Conference Beginnings

Loki kicks it off with a Bloggers' Prayer after opening remarks by Kim Marshall and Alli deJong.

If you are using Twitter, use the #RT5 hashtag to mark your tweets as being from the Rising Tide Conference.

Public Safety panelists are introducing themselves.

Allen James: founded Safe Streets in 2006 to bring about public funding for indigent defense. Safe Streets tries to organize the community and inform them about public policies and the criminal justice system.

Jon Wool: discusses the Vera Institute

Ronal Serpas: discusses his background, what brought him into law enforcement, the challenges
of directing Gen X and Gen Y officers, and he emphasizes that good policing involves the entire community.

Susan Hutson: "My job is to be totally up in Ron's business." She is New Orleans' second police monitor. There's an "unprecedented wave of cooperation now" between the NOPD and the independent police monitor's office.

Scharf to panelists: What is your plan to deal with police misconduct?

Hutson: Hopes that Danziger was an anomaly, but if it does happen again, they want to be prepared for it.

Serpas: Concerning Danziger - The behavior of the Danziger officers was incomprehensible and an insult to the community - the other insult has been to those officers who did serve during Katrina and served well. Speaks of Hosli and Burrell's bravery and rescues. Less than 1 1/2 % of calls have anything to do with murder, robbery, rape, assault, burglary. Nearly ten times that number is spent on false alarms. And yet, the murder rate here is high. We must redirect how we do the policing.
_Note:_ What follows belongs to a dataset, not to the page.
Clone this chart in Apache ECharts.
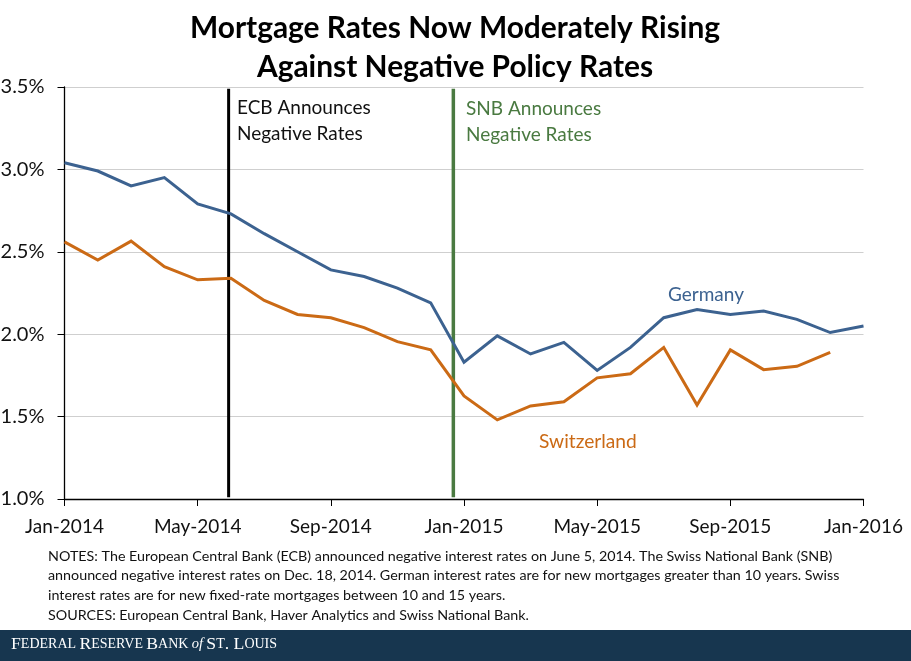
<!DOCTYPE html>
<html>
<head>
<meta charset="utf-8">
<style>
html, body { margin: 0; padding: 0; background: #fff; }
#chart { width: 911px; height: 661px; }
</style>
<script src="https://cdn.jsdelivr.net/npm/echarts@6/dist/echarts.min.js"></script>
</head>
<body>
<div id="chart"></div>
<script>
// months from Jan-2014 to Jan-2016
var months = ['Jan-2014', 'Feb-2014', 'Mar-2014', 'Apr-2014', 'May-2014', 'Jun-2014', 'Jul-2014', 'Aug-2014', 'Sep-2014', 'Oct-2014', 'Nov-2014', 'Dec-2014',
    'Jan-2015', 'Feb-2015', 'Mar-2015', 'Apr-2015', 'May-2015', 'Jun-2015', 'Jul-2015', 'Aug-2015', 'Sep-2015', 'Oct-2015', 'Nov-2015', 'Dec-2015', 'Jan-2016'];
var germany = [3.04, 2.99, 2.90, 2.95, 2.79, 2.73, 2.61, 2.50, 2.39, 2.35, 2.28, 2.19,
    1.83, 1.99, 1.88, 1.95, 1.78, 1.92, 2.10, 2.15, 2.12, 2.14, 2.09, 2.01, 2.05];
var switzerland = [2.56, 2.45, 2.565, 2.41, 2.33, 2.34, 2.205, 2.12, 2.10, 2.04, 1.955, 1.905,
    1.625, 1.48, 1.565, 1.59, 1.735, 1.76, 1.92, 1.57, 1.905, 1.785, 1.805, 1.89, null];
// announcement dates, in months after Jan-2014
var ecbMonth = 4.93;
var snbMonth = 11.68;
var notes = [
    'NOTES: The European Central Bank (ECB) announced negative interest rates on June 5, 2014. The Swiss National Bank (SNB)',
    'announced negative interest rates on Dec. 18, 2014. German interest rates are for new mortgages greater than 10 years. Swiss',
    'interest rates are for new fixed-rate mortgages between 10 and 15 years.',
    'SOURCES: European Central Bank, Haver Analytics and Swiss National Bank.'
];

var FONT = 'Lato';
var myChart = echarts.init(document.getElementById('chart'), null, { renderer: 'canvas' });

function pairs(values) {
    return values.map(function(v, i) { return [i, v]; });
}

var option = {
    animation: false,
    backgroundColor: '#fff',
    textStyle: { fontFamily: FONT },
    // outerBoundsMode none: otherwise v6 pushes the grid in to fit the labels
    grid: { left: 64.5, right: 47.5, top: 87, bottom: 162, outerBoundsMode: 'none' },
    title: {
        text: 'Mortgage Rates Now Moderately Rising\nAgainst Negative Policy Rates',
        left: 450, top: 4, textAlign: 'center',
        textStyle: { fontFamily: FONT, fontSize: 29.9, fontWeight: 'bold', color: '#000', lineHeight: 39 }
    },
    xAxis: {
        type: 'value', min: 0, max: 24, interval: 4,
        axisLine: { lineStyle: { color: '#000', width: 1.3 } },
        axisTick: { length: 7, lineStyle: { color: '#000', width: 1 } },
        splitLine: { show: false },
        axisLabel: {
            fontSize: 19, color: '#111', margin: 18, fontFamily: FONT, showMinLabel: true, showMaxLabel: true, hideOverlap: false,
            formatter: function(v) { return months[v]; }
        }
    },
    yAxis: {
        type: 'value', min: 1, max: 3.5, interval: 0.5,
        axisLine: { show: true, lineStyle: { color: '#000', width: 1.3 } },
        axisTick: { show: true, length: 7, lineStyle: { color: '#000', width: 1 } },
        splitLine: { lineStyle: { color: '#cfcfcf', width: 1 } },
        axisLabel: {
            fontSize: 20, color: '#111', margin: 20, fontFamily: FONT,
            formatter: function(v) { return v.toFixed(1) + '%'; }
        }
    },
    series: [{
        name: 'ECB', type: 'line', symbol: 'none', z: 3,
        lineStyle: { color: '#000', width: 3 },
        data: [[ecbMonth, 1.01], [ecbMonth, 3.49]]
    }, {
        name: 'SNB', type: 'line', symbol: 'none', z: 3,
        lineStyle: { color: '#4a7a41', width: 3.5 },
        data: [[snbMonth, 1.01], [snbMonth, 3.49]]
    }, {
        name: 'Germany', type: 'line', symbol: 'none', z: 4,
        lineStyle: { color: '#3c6290', width: 3, join: 'miter' },
        data: pairs(germany)
    }, {
        name: 'Switzerland', type: 'line', symbol: 'none', z: 4,
        lineStyle: { color: '#cb6a15', width: 3, join: 'miter' },
        data: pairs(switzerland)
    }],
    graphic: [
        { type: 'text', left: 237, top: 95, style: { text: 'ECB Announces\nNegative Rates', fontFamily: FONT, fontSize: 19, lineHeight: 26, fill: '#111' } },
        { type: 'text', left: 466, top: 96, style: { text: 'SNB Announces\nNegative Rates', fontFamily: FONT, fontSize: 19, lineHeight: 26, fill: '#4a7a41' } },
        { type: 'text', left: 668, top: 285, style: { text: 'Germany', fontFamily: FONT, fontSize: 19, fill: '#3c6290' } },
        { type: 'text', left: 539, top: 432, style: { text: 'Switzerland', fontFamily: FONT, fontSize: 19.2, fill: '#cb6a15' } },
        { type: 'text', left: 48, top: 546, style: { text: notes.join('\n'), fontFamily: FONT, fontSize: 14.3, lineHeight: 19.8, fill: '#111' } },
        { type: 'rect', left: 0, top: 630, shape: { width: 911, height: 31 }, style: { fill: '#17364f' } },
        {
            type: 'text', left: 11, top: 635,
            style: {
                text: '{c|F}{s|EDERAL} {c|R}{s|ESERVE} {c|B}{s|ANK} {i|of} {c|S}{s|T}{c|. L}{s|OUIS}',
                fill: '#fff',
                rich: {
                    c: { fontFamily: 'Liberation Serif', fontSize: 17.7, fill: '#fff' },
                    s: { fontFamily: 'Liberation Serif', fontSize: 14, fill: '#fff' },
                    i: { fontFamily: 'Liberation Serif', fontSize: 14.5, fontStyle: 'italic', fill: '#fff' }
                }
            }
        }
    ]
};

myChart.setOption(option);
window.addEventListener('resize', function() {
    myChart.resize();
});
</script>
</body>
</html>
Wool: Discusses intervention of the Department of Justice. Development of a pretrail incarceration system must be built. A "continuum of rational, just services" is key to maintaining public safety.

Both Wool and James comment on feeling as though Serpas has just taken a lot from their notes on law enforcement.
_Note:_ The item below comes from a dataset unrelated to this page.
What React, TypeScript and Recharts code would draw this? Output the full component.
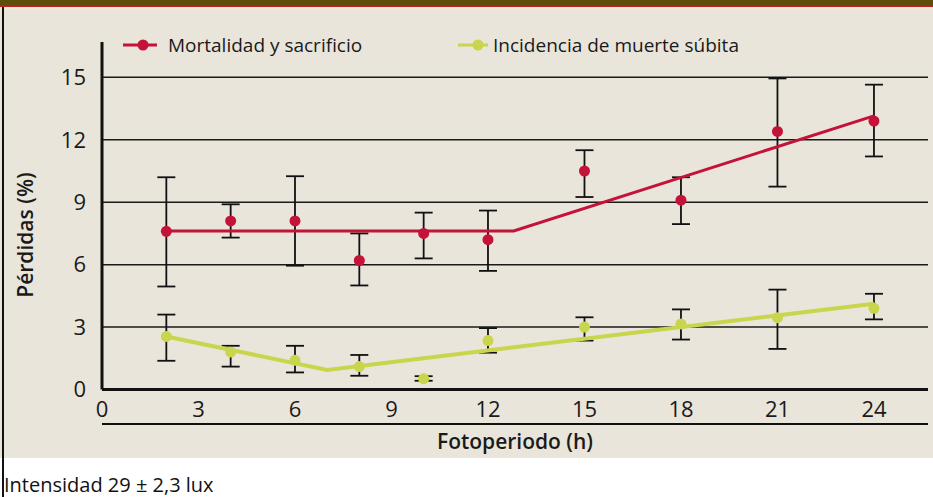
import React from 'react';
import { ComposedChart, Scatter, ErrorBar, XAxis, YAxis, CartesianGrid } from 'recharts';

// Fotoperiodo (h)
const hours = [2, 4, 6, 8, 10, 12, 15, 18, 21, 24];
// Mortalidad y sacrificio (%) : mean, lower bound, upper bound
const mortMean = [7.6, 8.1, 8.1, 6.2, 7.5, 7.2, 10.5, 9.1, 12.4, 12.9];
const mortLow = [4.95, 7.3, 5.95, 5.0, 6.3, 5.7, 9.25, 7.95, 9.75, 11.2];
const mortHigh = [10.2, 8.9, 10.25, 7.5, 8.5, 8.6, 11.5, 10.2, 14.95, 14.65];
// Incidencia de muerte súbita (%)
const incMean = [2.55, 1.8, 1.4, 1.1, 0.52, 2.35, 3.0, 3.15, 3.45, 3.9];
const incLow = [1.38, 1.1, 0.82, 0.66, 0.42, 1.77, 2.35, 2.4, 1.95, 3.37];
const incHigh = [3.6, 2.1, 2.1, 1.66, 0.64, 2.95, 3.47, 3.85, 4.8, 4.6];
// Fitted segmented lines
const mortFitX = [2, 12.8, 24];
const mortFitY = [7.62, 7.62, 13.15];
const incFitX = [2, 7, 24];
const incFitY = [2.55, 0.94, 4.12];

const xTicks = [0, 3, 6, 9, 12, 15, 18, 21, 24];
const yTicks = [0, 3, 6, 9, 12, 15];

const RED = '#c41238';
const GREEN = '#c9d54c';
const FONT = '"Open Sans", "Noto Sans", sans-serif';

const mortData = hours.map((h, i) => ({ x: h, y: mortMean[i], err: [mortMean[i] - mortLow[i], mortHigh[i] - mortMean[i]] }));
const incData = hours.map((h, i) => ({ x: h, y: incMean[i], err: [incMean[i] - incLow[i], incHigh[i] - incMean[i]] }));
const mortFit = mortFitX.map((x, i) => ({ x, y: mortFitY[i] }));
const incFit = incFitX.map((x, i) => ({ x, y: incFitY[i] }));

const Empty = () => <g />;

const Dot = (color: string, r: number) => (props: any) => {
  const { cx, cy } = props;
  if (cx == null || cy == null) return <g />;
  return <circle cx={cx} cy={cy} r={r} fill={color} />;
};

export default function App() {
  return (
    <div style={{ position: 'absolute', left: 0, top: 0, width: 933, height: 497, background: '#ffffff', fontFamily: FONT, overflow: 'hidden' }}>
      <div style={{ position: 'absolute', left: 0, top: 0, width: 933, height: 458, background: '#e9e5db' }} />
      <div style={{ position: 'absolute', left: 0, top: 0, width: 933, height: 5, background: '#5e4e0a' }} />
      <div style={{ position: 'absolute', left: 0, top: 5, width: 933, height: 2, background: '#b8202a' }} />
      <div style={{ position: 'absolute', left: 0, top: 7, width: 933, height: 3, background: '#f3ead6' }} />
      <div style={{ position: 'absolute', left: 2, top: 7, width: 2, height: 490, background: '#111' }} />
      <div style={{ position: 'absolute', left: 102, top: 423, width: 826, height: 1.5, background: '#111' }} />

      {/* Legend */}
      <div style={{ position: 'absolute', left: 123, top: 33, height: 24, display: 'flex', alignItems: 'center', fontSize: 19, color: '#1a1a1a' }}>
        <svg width={34} height={14} style={{ marginRight: 11 }}>
          <line x1={0} y1={7} x2={34} y2={7} stroke={RED} strokeWidth={3} />
          <circle cx={20} cy={7} r={5.5} fill={RED} />
        </svg>
        <span>Mortalidad y sacrificio</span>
      </div>
      <div style={{ position: 'absolute', left: 458, top: 33, height: 24, display: 'flex', alignItems: 'center', fontSize: 19, color: '#1a1a1a' }}>
        <svg width={34} height={14} style={{ marginRight: 1 }}>
          <line x1={0} y1={7} x2={30} y2={7} stroke={GREEN} strokeWidth={3} />
          <circle cx={20} cy={7} r={5.5} fill={GREEN} />
        </svg>
        <span>Incidencia de muerte súbita</span>
      </div>

      <div style={{ position: 'absolute', left: 0, top: 0 }}>
        <ComposedChart width={933} height={460} margin={{ top: 42, right: 5, bottom: 30.5, left: 22 }}>
          <CartesianGrid vertical={false} stroke="#1a1a1a" strokeWidth={1.5} horizontalValues={[3, 6, 9, 12, 15]} />
          <XAxis
            type="number"
            dataKey="x"
            domain={[0, 25.68]}
            ticks={xTicks}
            allowDataOverflow
            axisLine={{ stroke: '#111', strokeWidth: 3 }}
            tickLine={false}
            tick={{ fill: '#1a1a1a', fontSize: 22, fontFamily: FONT }}
            tickMargin={6}
            height={40}
          />
          <YAxis
            type="number"
            dataKey="y"
            domain={[0, 16.7]}
            ticks={yTicks}
            allowDataOverflow
            axisLine={{ stroke: '#111', strokeWidth: 3 }}
            tickLine={false}
            tick={{ fill: '#1a1a1a', fontSize: 22, fontFamily: FONT }}
            tickMargin={10}
            width={80}
          />
          <Scatter data={mortFit} line={{ stroke: RED, strokeWidth: 3 }} lineType="joint" shape={Empty} isAnimationActive={false} />
          <Scatter data={incFit} line={{ stroke: GREEN, strokeWidth: 4 }} lineType="joint" shape={Empty} isAnimationActive={false} />
          <Scatter data={mortData} shape={Dot(RED, 5.5)} isAnimationActive={false}>
            <ErrorBar dataKey="err" direction="y" width={9} stroke="#111" strokeWidth={1.8} isAnimationActive={false} />
          </Scatter>
          <Scatter data={incData} shape={Dot(GREEN, 5.5)} isAnimationActive={false}>
            <ErrorBar dataKey="err" direction="y" width={9} stroke="#111" strokeWidth={1.8} isAnimationActive={false} />
          </Scatter>
        </ComposedChart>
      </div>

      {/* Axis titles */}
      <div style={{ position: 'absolute', left: 0, top: 428, width: 1030, textAlign: 'center', fontSize: 21, fontWeight: 600, color: '#1a1a1a', lineHeight: '26px' }}>Fotoperiodo (h)</div>
      <div style={{ position: 'absolute', left: 25, top: 235, width: 0, height: 0 }}>
        <div style={{ position: 'absolute', left: -100, top: -13, width: 200, textAlign: 'center', transform: 'rotate(-90deg)', fontSize: 21, fontWeight: 600, color: '#1a1a1a', lineHeight: '26px', whiteSpace: 'nowrap' }}>Pérdidas (%)</div>
      </div>

      <div style={{ position: 'absolute', left: 4, top: 472, fontSize: 20, color: '#111', lineHeight: '26px' }}>Intensidad 29 ± 2,3 lux</div>
    </div>
  );
}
James: "We shouldn't expect radical change" despite the presence of the DOJ and the improvements of the police force. Each of the elements of the criminal justice system affects the other.
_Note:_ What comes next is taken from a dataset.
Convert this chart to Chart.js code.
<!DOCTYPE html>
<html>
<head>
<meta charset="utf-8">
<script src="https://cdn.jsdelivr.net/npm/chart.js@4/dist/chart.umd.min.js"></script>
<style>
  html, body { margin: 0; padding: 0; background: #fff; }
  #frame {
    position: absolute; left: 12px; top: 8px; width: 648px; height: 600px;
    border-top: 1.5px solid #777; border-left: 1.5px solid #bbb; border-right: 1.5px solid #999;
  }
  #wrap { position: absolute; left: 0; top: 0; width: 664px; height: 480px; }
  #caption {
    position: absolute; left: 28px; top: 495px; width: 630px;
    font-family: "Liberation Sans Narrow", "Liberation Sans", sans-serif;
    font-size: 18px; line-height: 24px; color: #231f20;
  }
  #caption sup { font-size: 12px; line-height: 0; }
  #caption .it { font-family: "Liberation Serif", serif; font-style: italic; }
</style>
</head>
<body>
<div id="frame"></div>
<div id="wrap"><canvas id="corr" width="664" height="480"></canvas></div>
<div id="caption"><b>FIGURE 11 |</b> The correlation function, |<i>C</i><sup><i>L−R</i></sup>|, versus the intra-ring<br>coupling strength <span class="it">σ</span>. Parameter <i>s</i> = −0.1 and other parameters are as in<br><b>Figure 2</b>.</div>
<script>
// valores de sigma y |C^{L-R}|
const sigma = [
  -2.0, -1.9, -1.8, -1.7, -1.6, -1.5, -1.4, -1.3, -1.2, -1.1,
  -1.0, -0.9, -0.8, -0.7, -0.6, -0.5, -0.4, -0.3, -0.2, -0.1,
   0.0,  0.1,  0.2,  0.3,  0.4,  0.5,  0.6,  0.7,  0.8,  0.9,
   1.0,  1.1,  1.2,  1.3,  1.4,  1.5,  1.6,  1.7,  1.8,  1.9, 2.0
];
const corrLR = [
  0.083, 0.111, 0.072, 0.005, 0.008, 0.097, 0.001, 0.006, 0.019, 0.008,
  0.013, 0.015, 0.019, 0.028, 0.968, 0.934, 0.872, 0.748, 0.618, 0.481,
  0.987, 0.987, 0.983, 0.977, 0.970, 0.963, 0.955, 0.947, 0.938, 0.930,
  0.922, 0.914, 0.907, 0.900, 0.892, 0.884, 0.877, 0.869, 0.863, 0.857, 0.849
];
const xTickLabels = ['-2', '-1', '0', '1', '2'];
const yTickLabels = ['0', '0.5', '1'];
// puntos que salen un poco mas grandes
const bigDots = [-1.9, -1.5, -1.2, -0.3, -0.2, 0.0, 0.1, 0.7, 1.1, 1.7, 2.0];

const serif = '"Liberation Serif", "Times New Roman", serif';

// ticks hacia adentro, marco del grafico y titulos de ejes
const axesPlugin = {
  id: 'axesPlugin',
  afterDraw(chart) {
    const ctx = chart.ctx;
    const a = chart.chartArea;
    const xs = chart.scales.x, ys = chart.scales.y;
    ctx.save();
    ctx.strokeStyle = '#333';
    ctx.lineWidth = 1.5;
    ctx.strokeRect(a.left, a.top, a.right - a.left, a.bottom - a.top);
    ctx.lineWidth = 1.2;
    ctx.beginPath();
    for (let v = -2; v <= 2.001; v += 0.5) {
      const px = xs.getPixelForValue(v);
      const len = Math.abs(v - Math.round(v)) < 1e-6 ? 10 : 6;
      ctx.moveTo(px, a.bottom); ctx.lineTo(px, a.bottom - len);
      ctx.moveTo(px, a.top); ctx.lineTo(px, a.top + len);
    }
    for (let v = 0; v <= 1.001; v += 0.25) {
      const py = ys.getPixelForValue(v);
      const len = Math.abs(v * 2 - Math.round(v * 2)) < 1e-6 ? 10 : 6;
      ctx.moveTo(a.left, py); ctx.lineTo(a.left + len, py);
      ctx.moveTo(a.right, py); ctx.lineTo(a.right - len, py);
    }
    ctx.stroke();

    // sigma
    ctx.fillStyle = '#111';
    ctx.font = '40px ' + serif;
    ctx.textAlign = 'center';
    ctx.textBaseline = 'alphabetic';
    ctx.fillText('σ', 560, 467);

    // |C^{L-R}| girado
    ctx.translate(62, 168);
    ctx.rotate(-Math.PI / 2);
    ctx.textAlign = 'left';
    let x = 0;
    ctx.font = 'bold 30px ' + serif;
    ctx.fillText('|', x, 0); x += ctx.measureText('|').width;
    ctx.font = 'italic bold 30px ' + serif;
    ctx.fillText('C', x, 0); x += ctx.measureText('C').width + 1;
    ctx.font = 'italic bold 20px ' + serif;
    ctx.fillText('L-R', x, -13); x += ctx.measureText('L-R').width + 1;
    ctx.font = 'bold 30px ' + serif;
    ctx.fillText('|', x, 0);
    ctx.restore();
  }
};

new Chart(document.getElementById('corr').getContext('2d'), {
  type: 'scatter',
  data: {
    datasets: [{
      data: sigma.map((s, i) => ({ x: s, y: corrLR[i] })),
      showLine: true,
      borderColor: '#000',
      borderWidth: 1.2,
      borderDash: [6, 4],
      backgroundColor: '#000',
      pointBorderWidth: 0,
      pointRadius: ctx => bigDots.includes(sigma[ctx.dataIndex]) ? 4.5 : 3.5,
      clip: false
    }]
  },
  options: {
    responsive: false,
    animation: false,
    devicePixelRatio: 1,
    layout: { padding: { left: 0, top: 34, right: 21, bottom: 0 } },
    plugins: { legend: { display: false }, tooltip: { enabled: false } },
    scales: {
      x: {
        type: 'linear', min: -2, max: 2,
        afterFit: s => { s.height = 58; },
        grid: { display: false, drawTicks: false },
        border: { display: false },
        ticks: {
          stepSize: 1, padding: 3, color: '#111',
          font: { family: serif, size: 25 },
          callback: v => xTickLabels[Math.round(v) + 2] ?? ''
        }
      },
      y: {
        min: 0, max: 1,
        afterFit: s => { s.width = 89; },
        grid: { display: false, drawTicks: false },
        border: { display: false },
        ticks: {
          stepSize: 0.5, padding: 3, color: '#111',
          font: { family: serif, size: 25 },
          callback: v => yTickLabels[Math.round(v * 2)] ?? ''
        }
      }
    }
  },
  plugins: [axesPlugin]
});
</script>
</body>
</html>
Serpas: Our disagreements (between the panelists) won't be major. Difference between 1994 and today: there were individual officers doing individual things then - today, there is a system-wide failure. "Our system has completely come off the tracks."

Scharf: How do you change a police culture?

Hutson: What will happen here will echo what happened in L.A.: there will be greater scrutiny on how the officers report crimes.

Serpas on police misconduct:
"You lie, you die" - People will be questioned in public hearings
A false report will result in termination.
Aiding in a false report will result in dire consequences.
If you fail to cooperate in an internal investigation, there will be consequences.

Look at how hiring practices can be changed to aid police culture.
Also look at how you promote officers.